The commentary is not as detailed as one would find in (e.g.) a Cambridge ‘Green and Yellow’, yet it strikes a good balance between literary exegesis and explanation of some of the more complex linguistic matters in the text. In this respect, it is important to heed the notice in the preface: ‘The goal was to address the needs of students, in particular first-year graduate students who are striving to improve both their Greek and their general knowledge of Greek culture in a short period of time’ (p. vi).
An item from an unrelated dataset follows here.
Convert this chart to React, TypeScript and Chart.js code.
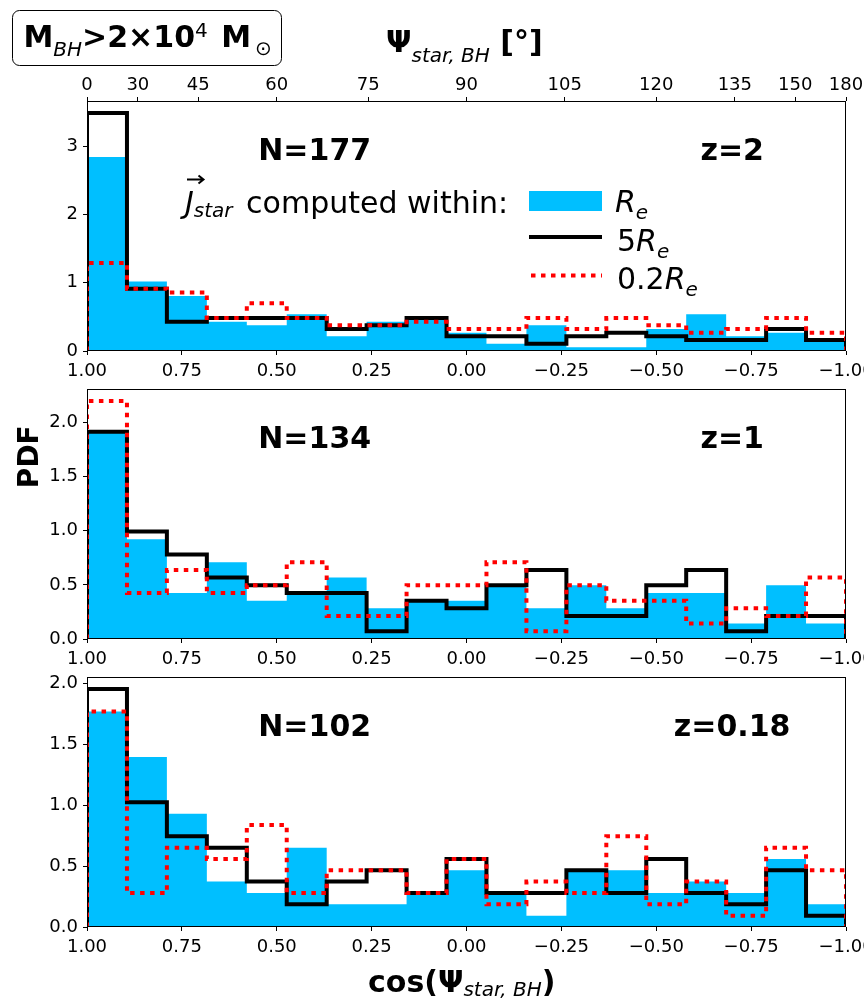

The lemmata (sensibly) refer to the sections of Smyth’s Greek Grammar throughout. It is disappointing, however, that some of the most significant moments in the narrative, in terms of Lucian’s literary designs, are not given even a slightly fuller treatment. To give one example: the note on 1.26 (the mirror on the Moon) gives a number of important philosophical comparanda, but for the passage’s wider literary impact on the narrative as a whole the reader is directed to ní Mheallaigh’s discussion (her surname is again spelt there incorrectly) on the mirror’s significance in Lucian’s ‘notions of truth and falsehood’ (p. 172).

This is an accessible and very useful edition of Lucian’s True History which should, one hopes, result in Lucian’s more widespread appearance in the syllabus of intermediate and advanced Greek classes.[6]

Notes

[1] P. von Möllendorff, Auf der Suche nach der verlogenen Wahrheit. Lukians ‘Wahre Geschichten’ [= Classica Monacensia 21], Tübingen: 2000, and A. Georgiadou and D.H.J. Larmour, Lucian’s Science Fiction Novel True Histories. Interpretation and Commentary. (Mnemosyne Supplement 179), Leiden: 1998.

[2] One important (and recent) scholarly overview of Lucian’s works is notably missing: M. Baumbach and P. von Möllendorff, Ein literarischer Prometheus. Lukian aus Samosata und die Zweite Sophistik, Heidelberg: 2017.

[3] S. Goldhill, Who Needs Greek? Contests in the Cultural History of Hellenism, Cambridge: 2002; K. ní Mheallaigh, ‘The Game of the Name: Onymity and the Contract of Reading in Lucian’, in F. Mestre and P. Gomez (eds), Lucian of Samosata: Greek Writer and Roman Citizen, Barcelona: 2010, 121-32; T. Whitmarsh, Greek Literature and the Roman Empire, Oxford: 2001. N.B., ní Mheallaigh throughout the introduction is misspelt as ní Mhealleigh.

[4] L. Kim, Homer between History and Fiction in Imperial Greek Literature, Cambridge: 2010; K. ní Mheallaigh, Reading fiction with Lucian: Fakes, Freaks and Hyperreality, Cambridge: 2014.

[5] K. ní Mheallaigh, 2014, op. cit., 208.

[6] There are some typographical errors. P. 16: for ‘when Lucian come’ read ‘when Lucian came’; p. 50: Rodríguez is in the wrong place in the bibliography; p. 51: von Möllendorff not von Möllendorf; p. 52: Viglas is in the wrong place alphabetically; p. 58: there is a stray beta in the Greek text above λέγειν which is not accounted for.